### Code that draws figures
◇ ◇ ◇

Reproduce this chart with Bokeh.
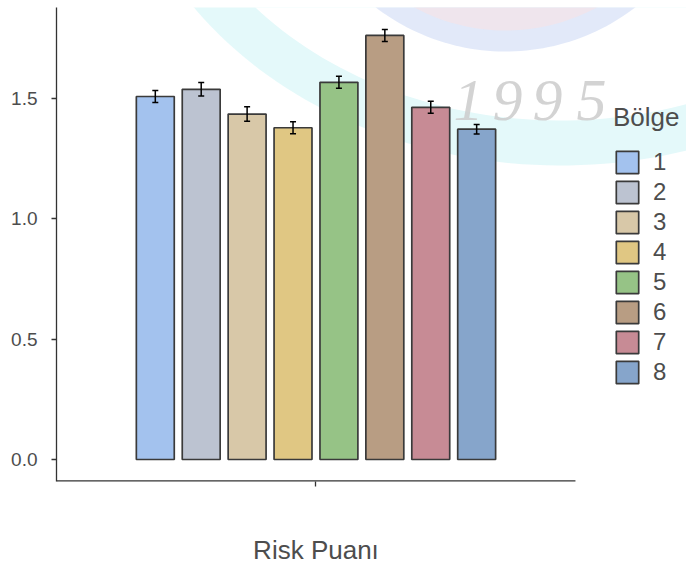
import numpy as np
from bokeh.plotting import figure
from bokeh.models import (ColumnDataSource, Range1d, FixedTicker, Whisker, TeeHead,
                          NumeralTickFormatter)
from bokeh.core.properties import value
from bokeh.embed import file_html
from bokeh.resources import INLINE

# ---- data ----
x_category = "Risk Puanı"
bolge = ["1", "2", "3", "4", "5", "6", "7", "8"]
risk_puani = [1.509, 1.539, 1.436, 1.379, 1.568, 1.763, 1.464, 1.373]
std_err = [0.025, 0.028, 0.030, 0.025, 0.025, 0.025, 0.025, 0.020]
colors = ["#A3C2EE", "#BCC3D1", "#D8C8A8", "#E0C783", "#96C386", "#B89D83", "#C78B95", "#86A5CB"]
y_ticks = [0.0, 0.5, 1.0, 1.5]
watermark_digits = ["1", "9", "9", "5"]

FONT = "Liberation Sans"
TXT = "#4d4d4d"

# frame spans the whole right side so the legend is not clipped;
# the visible x axis baseline ends where the panel of the original ends.
PPU_X = 399.2
FL, FT, FW, FH = 56, 7, 630, 474
x_start = 0.35
x_range = Range1d(x_start, x_start + FW / PPU_X)
y_range = Range1d(-0.0915, 1.879)
x_axis_end = 1.65

p = figure(frame_width=FW, frame_height=FH, x_range=x_range, y_range=y_range,
           output_backend="svg", toolbar_location=None,
           min_border_top=FT, min_border_left=FL, min_border_bottom=567 - FT - FH,
           min_border_right=0)
p.outline_line_color = None
p.xgrid.visible = False
p.ygrid.visible = False
p.background_fill_color = "white"

# ---- faint background watermark (decoration only) ----
def px2d(px, py):
    x = x_range.start + (np.asarray(px, dtype=float) - FL) / FW * (x_range.end - x_range.start)
    y = y_range.end - (np.asarray(py, dtype=float) - FT) / FH * (y_range.end - y_range.start)
    return x, y

t = np.linspace(0, 2 * np.pi, 240)
for (cx, cy, a, b, col, al) in [
        (560, -200, 445, 365, "#d2f5f7", 0.6),
        (560, -200, 400, 320, "#ffffff", 1.0),
        (505, -162, 213, 213, "#d3ddf6", 0.65),
        (505, -162, 192, 192, "#f6e3e6", 0.65)]:
    ex, ey = px2d(cx + a * np.cos(t), cy + b * np.sin(t))
    p.patch(ex, ey, fill_color=col, fill_alpha=al, line_color=None)

wx, wy = px2d([468, 507, 547, 591], [100, 100, 100, 100])
p.text(x=list(wx), y=list(wy), text=watermark_digits, text_font=value("Liberation Serif"),
       text_font_style="italic", text_font_size="60px", text_color="#cbcbcb",
       text_alpha=0.85, text_align="center", text_baseline="alphabetic")

# ---- bars ----
n = len(bolge)
dodge = 0.115
xs = [1 + (i - (n - 1) / 2) * dodge for i in range(n)]
src = ColumnDataSource(dict(x=xs, top=risk_puani, bolge=bolge, color=colors,
                            upper=[v + e for v, e in zip(risk_puani, std_err)],
                            lower=[v - e for v, e in zip(risk_puani, std_err)]))

p.vbar(x="x", top="top", bottom=0, width=0.095, source=src, fill_color="color",
       line_color="#3a3a3a", line_width=1.7, legend_field="bolge")

wh = Whisker(base="x", upper="upper", lower="lower", source=src,
             line_color="black", line_width=1.5, level="overlay",
             upper_head=TeeHead(size=6, line_color="black", line_width=1.5),
             lower_head=TeeHead(size=6, line_color="black", line_width=1.5))
p.add_layout(wh)

# x axis baseline (only as wide as the original panel)
p.segment(x0=[x_range.start], y0=[y_range.start], x1=[x_axis_end], y1=[y_range.start],
          line_color="#333333", line_width=2.6)

# ---- axes ----
for ax in (p.xaxis[0], p.yaxis[0]):
    ax.axis_line_color = "#333333"
    ax.axis_line_width = 1.3
    ax.major_tick_line_color = "#333333"
    ax.major_tick_line_width = 1.3
    ax.major_tick_out = 5
    ax.major_tick_in = 0
    ax.minor_tick_line_color = None
    ax.major_label_text_font = FONT
    ax.major_label_text_color = TXT
p.xaxis.axis_line_color = None

p.yaxis.ticker = FixedTicker(ticks=y_ticks)
p.yaxis.formatter = NumeralTickFormatter(format="0.0")
p.yaxis.major_label_text_font_size = "19px"
p.yaxis.major_label_standoff = 14

# the single x category sits at 1; its name is shown under the group
p.xaxis.ticker = FixedTicker(ticks=[1])
p.xaxis.major_label_overrides = {1: x_category}
p.xaxis.major_label_text_font_size = "26px"
p.xaxis.major_label_standoff = 48

# ---- legend ----
leg = p.legend[0]
leg.title = "Bölge"
leg.title_text_font = FONT
leg.title_text_font_size = "26px"
leg.title_text_font_style = "normal"
leg.title_text_color = TXT
leg.title_standoff = 15
leg.label_text_font = FONT
leg.label_text_font_size = "24px"
leg.label_text_color = TXT
leg.glyph_width = 28
leg.glyph_height = 28
leg.label_height = 28
leg.label_standoff = 12
leg.spacing = 2
leg.padding = 4
leg.margin = 0
leg.border_line_color = None
leg.background_fill_alpha = 0
leg.location = (557, 95)

open("out.html", "w").write(file_html(p, INLINE))
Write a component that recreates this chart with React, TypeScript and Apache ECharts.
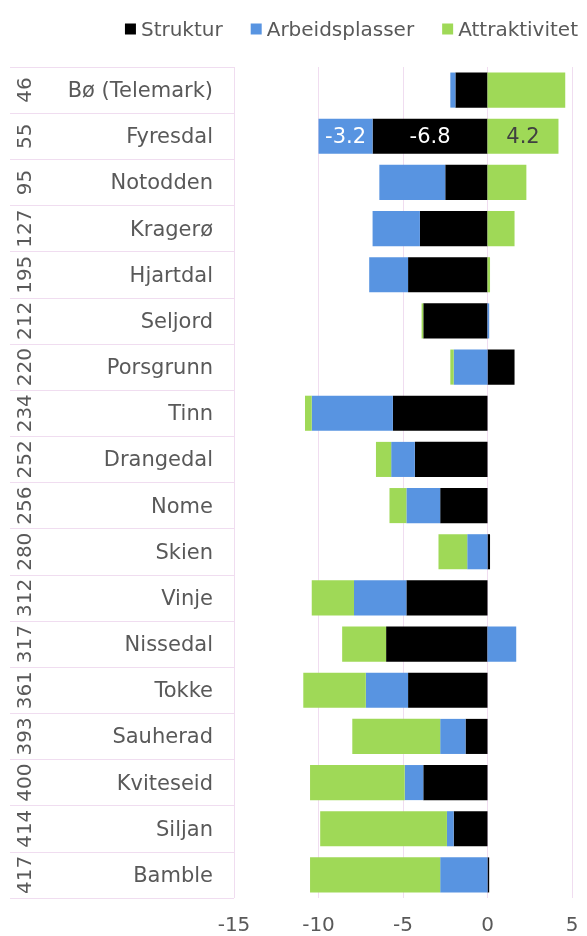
import React, { useEffect, useRef } from "react";
import * as echarts from "echarts";

const ranks = ["46", "55", "95", "127", "195", "212", "220", "234", "252", "256", "280", "312", "317", "361", "393", "400", "414", "417"];
const municipalities = ["Bø (Telemark)", "Fyresdal", "Notodden", "Kragerø", "Hjartdal", "Seljord", "Porsgrunn", "Tinn", "Drangedal", "Nome", "Skien", "Vinje", "Nissedal", "Tokke", "Sauherad", "Kviteseid", "Siljan", "Bamble"];
const struktur = [-1.9, -6.8, -2.5, -4.0, -4.7, -3.8, 1.6, -5.6, -4.3, -2.8, 0.15, -4.8, -6.0, -4.7, -1.3, -3.8, -2.0, 0.1];
const arbeidsplasser = [-0.3, -3.2, -3.9, -2.8, -2.3, 0.1, -2.0, -4.8, -1.4, -2.0, -1.2, -3.1, 1.7, -2.5, -1.5, -1.1, -0.4, -2.8];
const attraktivitet = [4.6, 4.2, 2.3, 1.6, 0.15, -0.1, -0.2, -0.4, -0.9, -1.0, -1.7, -2.5, -2.6, -3.7, -5.2, -5.6, -7.5, -7.7];
const labelledRow = "Fyresdal";

const FONT = "DejaVu Sans";
const TEXT = "#595959";
const GRID = "#F0DDF0";

export default function App() {
  const ref = useRef<HTMLDivElement>(null);
  useEffect(() => {
    if (!ref.current) return;
    const chart = echarts.init(ref.current, null, { renderer: "svg" });
    const li = municipalities.indexOf(labelledRow);
    const mk = (arr: number[], labelColor: string) =>
      arr.map((v, i) =>
        i === li
          ? { value: v, label: { show: true, position: "inside", color: labelColor, fontSize: 21, fontFamily: FONT } }
          : v
      );
    chart.setOption({
      animation: false,
      textStyle: { fontFamily: FONT },
      legend: {
        top: 14,
        right: 4,
        icon: "rect",
        itemWidth: 11,
        itemHeight: 11,
        itemGap: 28,
        textStyle: { color: TEXT, fontSize: 20, fontFamily: FONT },
        data: ["Struktur", "Arbeidsplasser", "Attraktivitet"],
      },
      grid: { left: 234, right: 15, top: 67, bottom: 38 },
      xAxis: {
        type: "value",
        min: -15,
        max: 5,
        interval: 5,
        axisLine: { show: false },
        axisTick: { show: false },
        axisLabel: { color: TEXT, fontSize: 20, fontFamily: FONT, margin: 16 },
        splitLine: { show: true, lineStyle: { color: GRID, width: 1 } },
      },
      yAxis: [
        {
          type: "category",
          inverse: true,
          position: "left",
          data: municipalities,
          axisLine: { show: false, onZero: false },
          axisTick: { show: true, interval: 0, length: 224, lineStyle: { color: GRID, width: 1 } },
          axisLabel: { interval: 0, color: TEXT, fontSize: 21, fontFamily: FONT, margin: 21 },
        },
        {
          type: "category",
          inverse: true,
          position: "left",
          data: ranks,
          axisLine: { show: false, onZero: false },
          axisTick: { show: false },
          axisLabel: { interval: 0, rotate: 90, color: TEXT, fontSize: 20, fontFamily: FONT, margin: 200 },
        },
      ],
      series: [
        {
          name: "Struktur",
          type: "bar",
          stack: "total",
          barCategoryGap: "24%",
          itemStyle: { color: "#000000" },
          data: mk(struktur, "#ffffff"),
        },
        {
          name: "Arbeidsplasser",
          type: "bar",
          stack: "total",
          barCategoryGap: "24%",
          itemStyle: { color: "#5894E1" },
          data: mk(arbeidsplasser, "#ffffff"),
        },
        {
          name: "Attraktivitet",
          type: "bar",
          stack: "total",
          barCategoryGap: "24%",
          itemStyle: { color: "#9FD957" },
          data: mk(attraktivitet, "#404040"),
        },
      ],
    });
    return () => chart.dispose();
  }, []);
  return <div ref={ref} style={{ position: "fixed", left: 0, top: 0, width: 587, height: 936 }} />;
}
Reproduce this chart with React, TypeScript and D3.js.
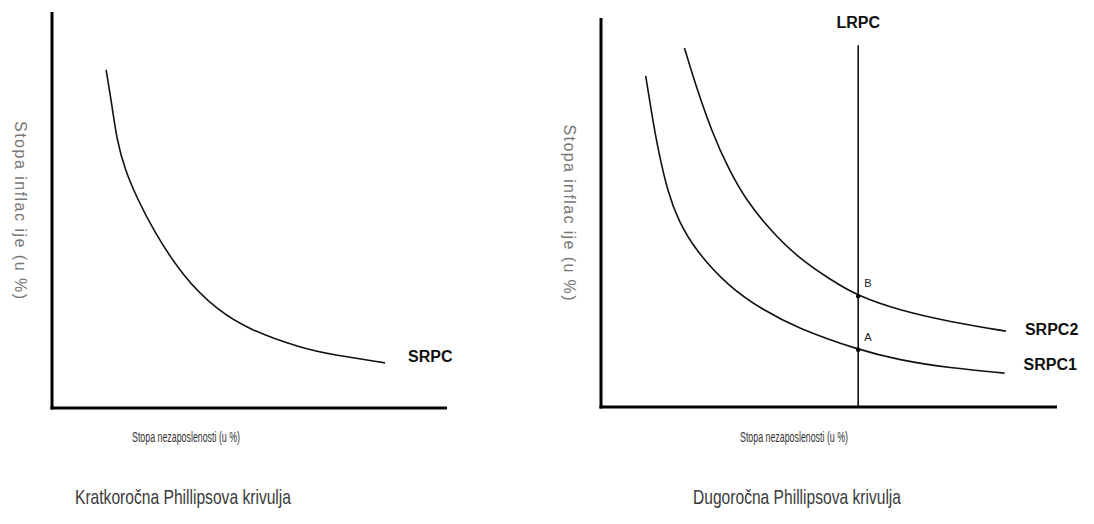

◇ ◇ ◇

### Given request
Report all lines of the data above that include the string "this".

### Finished task
Reproduce this chart with Bokeh.
Write a component that recreates this chart with React, TypeScript and Apache ECharts.
Reproduce this chart with React, TypeScript and D3.js.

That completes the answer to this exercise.